• **DIRECTION**: All lines from the beginning of the listing through the line with "const colors = ['#4472c4', '#ed7d31']" are to be copied word for word; the pictures are not.

• **ENTRIES SUPPLIED**:

____

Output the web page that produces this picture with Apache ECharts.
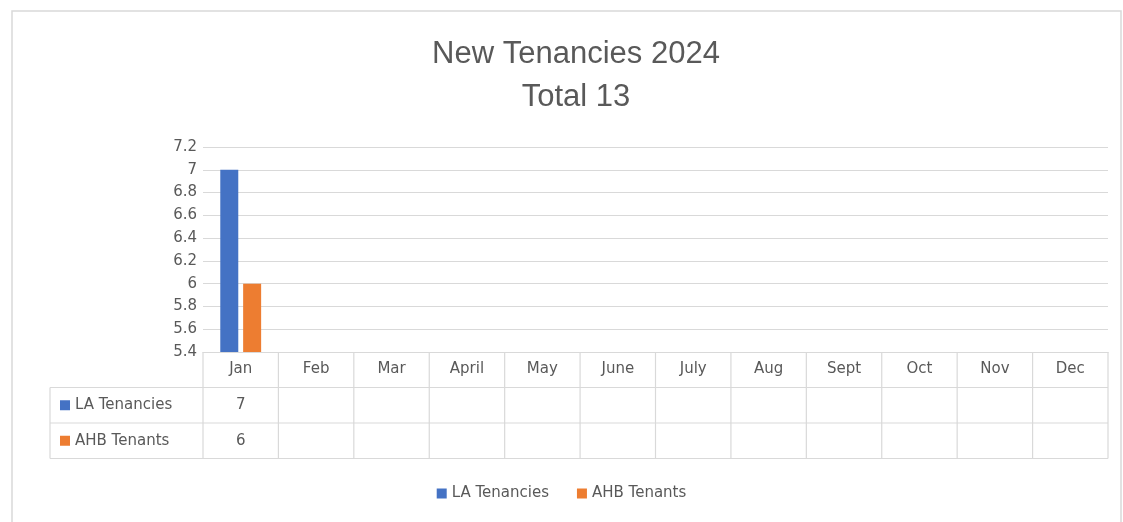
<!DOCTYPE html>
<html>
<head>
<meta charset="utf-8">
<script src="https://cdn.jsdelivr.net/npm/echarts@6/dist/echarts.min.js"></script>
<style>
  html, body { margin: 0; padding: 0; background: #fff; }
  #chart { width: 1123px; height: 522px; }
</style>
</head>
<body>
<div id="chart"></div>
<script>
const months = ['Jan', 'Feb', 'Mar', 'April', 'May', 'June', 'July', 'Aug', 'Sept', 'Oct', 'Nov', 'Dec']
const laTenancies = [7, null, null, null, null, null, null, null, null, null, null, null]
const ahbTenants = [6, null, null, null, null, null, null, null, null, null, null, null]
const seriesNames = ['LA Tenancies', 'AHB Tenants']
const colors = ['#4472c4', '#ed7d31']

const TITLE_FONT = "'Liberation Sans', sans-serif"
const FONT = "'DejaVu Sans', sans-serif"
const TXT = '#595959'
const LINE = '#d9d9d9'

// plot area (px)
const G = { left: 203, right: 15, top: 147, bottom: 170 }
const W = 1123, H = 522
const plotR = W - G.right
const plotB = H - G.bottom
const colW = (plotR - G.left) / months.length
const rowH = 35.5
const tableLeft = 50

const chart = echarts.init(document.getElementById('chart'))

function tableGraphics() {
  const els = []
  // outer chart border
  els.push({ type: 'rect', shape: { x: 12, y: 11, width: 1109, height: 530 },
    style: { fill: 'none', stroke: LINE, lineWidth: 1.5 }, silent: true })
  // horizontal lines
  const rows = [plotB + rowH, plotB + rowH * 2, plotB + rowH * 3]
  rows.forEach(y => els.push({ type: 'line', shape: { x1: tableLeft, y1: y, x2: plotR, y2: y },
    style: { stroke: LINE, lineWidth: 1.2 } }))
  // vertical lines
  for (let i = 0; i <= months.length; i++) {
    const x = G.left + i * colW
    els.push({ type: 'line', shape: { x1: x, y1: plotB, x2: x, y2: plotB + rowH * 3 },
      style: { stroke: LINE, lineWidth: 1.2 } })
  }
  els.push({ type: 'line', shape: { x1: tableLeft, y1: plotB + rowH, x2: tableLeft, y2: plotB + rowH * 3 },
    style: { stroke: LINE, lineWidth: 1.2 } })
  // row headers + values
  const data = [laTenancies, ahbTenants]
  data.forEach((vals, r) => {
    const cy = plotB + rowH * (r + 1.5)
    els.push({ type: 'rect', shape: { x: 60, y: cy - 5, width: 10, height: 10 }, style: { fill: colors[r] } })
    els.push({ type: 'text', x: 75, y: cy, style: { text: seriesNames[r], fill: TXT, font: '15px ' + FONT,
      textVerticalAlign: 'middle', textAlign: 'left' } })
    vals.forEach((v, i) => {
      if (v == null) return
      els.push({ type: 'text', x: G.left + (i + 0.5) * colW, y: cy, style: { text: String(v), fill: TXT,
        font: '15px ' + FONT, textAlign: 'center', textVerticalAlign: 'middle' } })
    })
  })
  return els
}

const option = {
  animation: false,
  title: {
    text: 'New Tenancies 2024\nTotal 13',
    left: 571,
    textAlign: 'center',
    top: 28,
    textStyle: { fontFamily: TITLE_FONT, fontSize: 31, fontWeight: 'normal', color: TXT, lineHeight: 43 }
  },
  legend: {
    data: seriesNames,
    bottom: 16,
    left: 'center',
    icon: 'rect',
    itemWidth: 10,
    itemHeight: 10,
    itemGap: 28,
    textStyle: { fontFamily: FONT, fontSize: 15, color: TXT }
  },
  grid: G,
  xAxis: {
    type: 'category',
    data: months,
    axisLine: { lineStyle: { color: LINE, width: 1.2 } },
    axisTick: { show: false },
    axisLabel: { color: TXT, fontFamily: FONT, fontSize: 15, margin: 10 }
  },
  yAxis: {
    type: 'value',
    min: 5.4,
    max: 7.2,
    interval: 0.2,
    axisLine: { show: false },
    axisTick: { show: false },
    axisLabel: { color: TXT, fontFamily: FONT, fontSize: 15, margin: 6,
      formatter: v => String(Math.round(v * 10) / 10) },
    splitLine: { lineStyle: { color: LINE, width: 1.2 } }
  },
  series: [
    { name: seriesNames[0], type: 'bar', data: laTenancies, itemStyle: { color: colors[0] },
      barWidth: 18, barGap: '27%' },
    { name: seriesNames[1], type: 'bar', data: ahbTenants, itemStyle: { color: colors[1] },
      barWidth: 18, barGap: '27%' }
  ],
  graphic: tableGraphics()
}

chart.setOption(option)
</script>
</body>
</html>
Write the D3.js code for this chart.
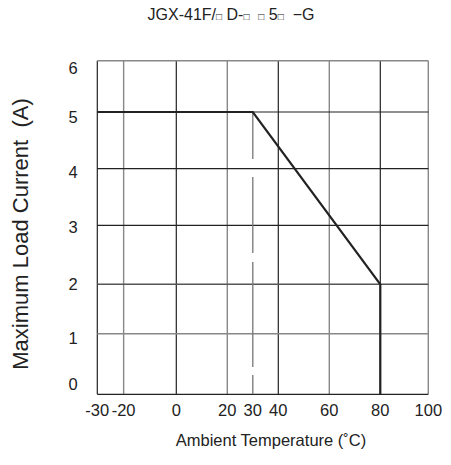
<!DOCTYPE html>
<html>
<head>
<meta charset="utf-8">
<script src="https://cdn.jsdelivr.net/npm/d3@7"></script>
<style>
  body { margin: 0; background: #fff; }
  text { font-family: "Liberation Sans", Arial, sans-serif; fill: #222; }
</style>
</head>
<body>
<script>
// derating curve: temperature (C) vs max load current (A)
var temps = [-30, 30, 80, 80];
var currents = [5, 5, 2, 0];

var xTicks = [-30, -20, 0, 20, 30, 40, 60, 80, 100];
var xGrid = [-30, -20, 0, 20, 40, 60, 80, 100];
var xGridDark = [-30, 0, 40, 80];
var yTicks = [0, 1, 2, 3, 4, 5, 6];
var yGridDark = [0, 3, 4, 5];
var dashAt = 30;

var title = ["JGX-41F/", "□", " D-", "□", "  ", "□", " 5", "□", "  −G"];
var xTitle = "Ambient Temperature (˚C)";
var yTitle = "Maximum Load Current  (A)";

var width = 451, height = 465;

var svg = d3.select("body").append("svg").attr("width", width).attr("height", height);

// the source grid is hand drawn, so the scales are piecewise
var x = d3.scaleLinear().domain([-30, 0, 80, 100]).range([97.3, 176.3, 380.3, 428.3]);
var y = d3.scaleLinear().domain([0, 1, 2, 3, 4, 5, 6]).range([394.3, 333.7, 284.3, 225.3, 168.7, 112, 60.7]);
var yLab = d3.scaleLinear().domain([0, 1, 2, 3, 4, 5, 6]).range([384, 338, 284, 227, 172, 117, 68]);

var grid = svg.append("g");
grid.selectAll("line.v")
  .data(xGrid)
  .enter().append("line")
    .attr("x1", function(d) { return x(d); })
    .attr("x2", function(d) { return x(d); })
    .attr("y1", y(6))
    .attr("y2", y(0))
    .attr("stroke", function(d) { return xGridDark.indexOf(d) >= 0 ? "#222" : "#888"; })
    .attr("stroke-width", function(d) { return xGridDark.indexOf(d) >= 0 ? 1.2 : 1.4; });

grid.selectAll("line.h")
  .data(yTicks)
  .enter().append("line")
    .attr("x1", x(-30))
    .attr("x2", x(100))
    .attr("y1", function(d) { return y(d); })
    .attr("y2", function(d) { return y(d); })
    .attr("stroke", function(d) { return yGridDark.indexOf(d) >= 0 ? "#222" : (d == 2 ? "#555" : "#888"); })
    .attr("stroke-width", function(d) { return yGridDark.indexOf(d) >= 0 ? 1.2 : 1.4; });

// dashed marker at 30C
svg.append("line")
  .attr("x1", x(dashAt)).attr("x2", x(dashAt))
  .attr("y1", y(5)).attr("y2", y(0))
  .attr("stroke", "#777")
  .attr("stroke-width", 1.3)
  .attr("stroke-dasharray", "47,18,76,9,105,8,19");

var line = d3.line()
  .x(function(d, i) { return x(temps[i]); })
  .y(function(d, i) { return y(d); });

svg.append("path")
  .datum(currents)
  .attr("d", line)
  .attr("fill", "none")
  .attr("stroke", "#222")
  .attr("stroke-width", 2.2)
  .attr("stroke-linejoin", "miter");

// tick labels
svg.selectAll("text.xt")
  .data(xTicks)
  .enter().append("text")
    .attr("x", function(d) { return x(d); })
    .attr("y", 416)
    .attr("text-anchor", "middle")
    .attr("font-size", 16.5)
    .text(function(d) { return d; });

svg.selectAll("text.yt")
  .data(yTicks)
  .enter().append("text")
    .attr("x", 73)
    .attr("y", function(d) { return yLab(d) + 6; })
    .attr("text-anchor", "middle")
    .attr("font-size", 16.5)
    .text(function(d) { return d; });

svg.append("text")
  .attr("x", 271)
  .attr("y", 446)
  .attr("text-anchor", "middle")
  .attr("font-size", 16.5)
  .text(xTitle);

svg.append("text")
  .attr("transform", "translate(28,234) rotate(-90)")
  .attr("text-anchor", "middle")
  .attr("font-size", 22)
  .attr("xml:space", "preserve")
  .text(yTitle);

var t = svg.append("text")
  .attr("x", 231)
  .attr("y", 20)
  .attr("text-anchor", "middle")
  .attr("font-size", 16)
  .attr("xml:space", "preserve");
t.selectAll("tspan")
  .data(title)
  .enter().append("tspan")
    .attr("font-size", function(d) { return d == "□" ? 10 : 16; })
    .text(function(d) { return d; });
</script>
</body>
</html>
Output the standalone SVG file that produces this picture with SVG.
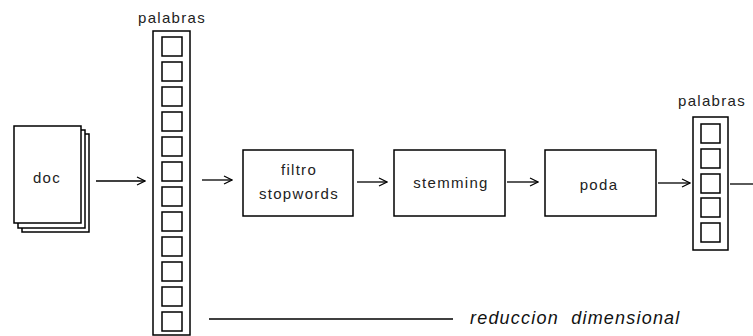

____

• **WRITTEN ANSWER**:
Output the web page that produces this picture with Apache ECharts.
<!DOCTYPE html>
<html>
<head>
<meta charset="utf-8">
<script src="https://cdn.jsdelivr.net/npm/echarts@6/dist/echarts.min.js"></script>
<style>
  html, body { margin: 0; padding: 0; background: #fff; }
  #chart { width: 1123px; height: 522px; }
</style>
</head>
<body>
<div id="chart"></div>
<script>
const months = ['Jan', 'Feb', 'Mar', 'April', 'May', 'June', 'July', 'Aug', 'Sept', 'Oct', 'Nov', 'Dec']
const laTenancies = [7, null, null, null, null, null, null, null, null, null, null, null]
const ahbTenants = [6, null, null, null, null, null, null, null, null, null, null, null]
const seriesNames = ['LA Tenancies', 'AHB Tenants']
const colors = ['#4472c4', '#ed7d31']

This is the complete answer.